I was also impressed with the way that the transport authorities have integrated cycling with the public transport system, in a way that is undreamed of over here. For a start, in a programme known as Rack 'n' Roll, every bus in the Phoenix metropolitan area is equipped with a bike rack. Each rack carries two bikes, which are carried free of charge. It only takes a moment for a cyclist to load or unload his bike. The system is widely used and very popular.

Valley Metro, the main transport operator in the region, actively encourages people to combine walking or cycling with their daily commute. The company has installed bike racks - and in some cases, lockers - at all its major interchanges and park-and-ride sites. It also has a "bike buddy" scheme, aimed at less experienced cyclists who don't have the confidence to cycle to work alone. The programme matches these commuters with more experienced riders who can provide support and advice.

Light rail

Even more impressive is the 20-mile light rail system, which is currently under construction and opening in 2008. Apart from the fact the entire network is being planned, financed and built in a fraction of the time it is taking to get Edinburgh's more modest tram network on the road, the system has been planned from the outset with bike integration in mind.

Cycle parking at Arizona State University (ASU)

Every rail vehicle will be equipped with four hanging bike racks, each capable of holding two bikes. There will also be bike racks and lockers at every station. The approaches to the stations will include bike paths or lanes where necessary.

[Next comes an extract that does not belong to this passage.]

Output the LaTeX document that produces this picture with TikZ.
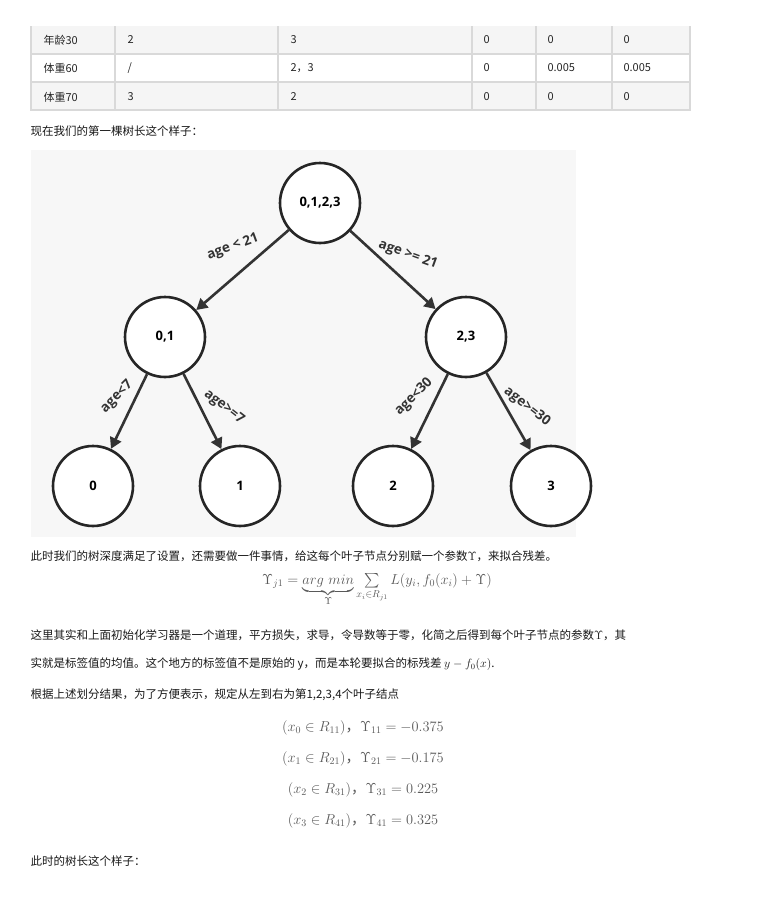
\documentclass[tikz,border=0pt]{standalone}
\usepackage{amsmath,amssymb}
\usepackage{fontspec}
\usepackage{tikz}
\usetikzlibrary{calc,positioning,arrows.meta}
\newfontfamily\cjk{Noto Sans CJK SC}
\newfontfamily\labfont{Open Sans}

\begin{document}
\begin{tikzpicture}[
  x=1pt,y=-1pt,
  treenode/.style={draw=black!85,line width=2.6pt,circle,minimum size=80pt,fill=white,font=\labfont\bfseries\fontsize{13}{15}\selectfont},
  branch/.style={draw=black!80,line width=2.6pt,-{Triangle[length=11pt,width=12pt]}},
  cond/.style={font=\labfont\bfseries\fontsize{13.5}{15}\selectfont,text=black!80},
  cell/.style={anchor=west,font=\cjk\fontsize{11}{13}\selectfont,text=black!85},
  para/.style={anchor=west,font=\cjk\fontsize{11.5}{14}\selectfont,text=black!90},
  formula/.style={text=black!65,font=\fontsize{14.5}{17}\selectfont},
]
  \useasboundingbox (0,0) rectangle (760,913);
  \fill[white] (0,0) rectangle (760,913);

  % Table
  \fill[black!4] (31,26) rectangle (690,54);
  \fill[black!4] (31,82) rectangle (690,110);
  \draw[black!15,line width=1.5pt] (31,26) -- (31,110) -- (690,110) -- (690,26);
  \foreach \y in {54,82} \draw[black!15,line width=1.5pt] (31,\y) -- (690,\y);
  \foreach \x in {115,278,472,536,612} \draw[black!15,line width=1.5pt] (\x,26) -- (\x,110);
  \node[cell] (t11) at (40,40) {年龄30};
  \node[cell] (t12) at (124,40) {2};
  \node[cell] (t13) at (287,40) {3};
  \node[cell] (t14) at (480,40) {0};
  \node[cell] (t15) at (544,40) {0};
  \node[cell] (t16) at (620,40) {0};
  \node[cell] (t21) at (40,68) {体重60};
  \node[cell] (t22) at (124,68) {/};
  \node[cell] (t23) at (287,68) {2，3};
  \node[cell] (t24) at (480,68) {0};
  \node[cell] (t25) at (544,68) {0.005};
  \node[cell] (t26) at (620,68) {0.005};
  \node[cell] (t31) at (40,97) {体重70};
  \node[cell] (t32) at (124,97) {3};
  \node[cell] (t33) at (287,97) {2};
  \node[cell] (t34) at (480,97) {0};
  \node[cell] (t35) at (544,97) {0};
  \node[cell] (t36) at (620,97) {0};

  \node[para] (p1) at (27,131) {现在我们的第一棵树长这个样子：};

  % Tree picture
  \fill[black!3] (31,150) rectangle (576,537);
  \node[treenode] (root) at (320,203) {0,1,2,3};
  \node[treenode] (n01) at (165,337) {0,1};
  \node[treenode] (n23) at (466,337) {2,3};
  \node[treenode] (l0) at (93,486) {0};
  \node[treenode] (l1) at (240,486) {1};
  \node[treenode] (l2) at (393,486) {2};
  \node[treenode] (l3) at (551,486) {3};

  \path[branch] (root) -- (n01);
  \path[branch] (root) -- (n23);
  \path[branch] (n01) -- (l0);
  \path[branch] (n01) -- (l1);
  \path[branch] (n23) -- (l2);
  \path[branch] (n23) -- (l3);

  \node[cond,rotate=20] (s1) at (233,247) {age < 21};
  \node[cond,rotate=-20] (s2) at (408,255) {age >= 21};
  \node[cond,rotate=45] (s3) at (117,397) {age<7};
  \node[cond,rotate=-38] (s4) at (224,407) {age>=7};
  \node[cond,rotate=45] (s5) at (414,397) {age<30};
  \node[cond,rotate=-38] (s6) at (527,407) {age>=30};

  % Text below
  \node[para] (p2) at (27,556) {此时我们的树深度满足了设置，还需要做一件事情，给这每个叶子节点分别赋一个参数$\Upsilon$，来拟合残差。};
  \node[formula] (f1) at (377,590) {$\Upsilon_{j1}=\underbrace{arg\ min}_{\Upsilon}\sum\limits_{x_i\in R_{j1}}L(y_i,f_0(x_i)+\Upsilon)$};
  \node[para] (p3) at (27,635) {这里其实和上面初始化学习器是一个道理，平方损失，求导，令导数等于零，化简之后得到每个叶子节点的参数$\Upsilon$，其};
  \node[para] (p4) at (27,664) {实就是标签值的均值。这个地方的标签值不是原始的 y，而是本轮要拟合的标残差 $y-f_0(x)$.};
  \node[para] (p5) at (27,695) {根据上述划分结果，为了方便表示，规定从左到右为第1,2,3,4个叶子结点};
  \node[formula] (e1) at (363,728) {$(x_0\in R_{11})${\cjk ，}$\Upsilon_{11}=-0.375$};
  \node[formula] (e2) at (363,759) {$(x_1\in R_{21})${\cjk ，}$\Upsilon_{21}=-0.175$};
  \node[formula] (e3) at (363,790) {$(x_2\in R_{31})${\cjk ，}$\Upsilon_{31}=0.225$};
  \node[formula] (e4) at (363,821) {$(x_3\in R_{41})${\cjk ，}$\Upsilon_{41}=0.325$};
  \node[para] (p6) at (27,861) {此时的树长这个样子：};
\end{tikzpicture}
\end{document}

But the light rail system is more than just a means of transport. The city authorities are using it as the basis for a complete change in the land-use patterns of the metropolitan area. The aim is to create a network of "walkable communities", offering a full range of facilities, centred on the light rail stations. Sidewalks (pavements) and bike lanes will have precedence over vehicle access, and retail premises will be designed accordingly - for example, by having their main entrances facing the street rather than a car park.

It's not that long ago that anyone seen cycling in the western USA would have been considered an odd-ball or eccentric. More recently, cycling has started to become accepted as part of the mainstream, just as it is here. From what I saw on my trip, the cities of Phoenix and Tempe have a lot to teach the rest of the country. Perhaps some of our own transport planners could learn from them as well.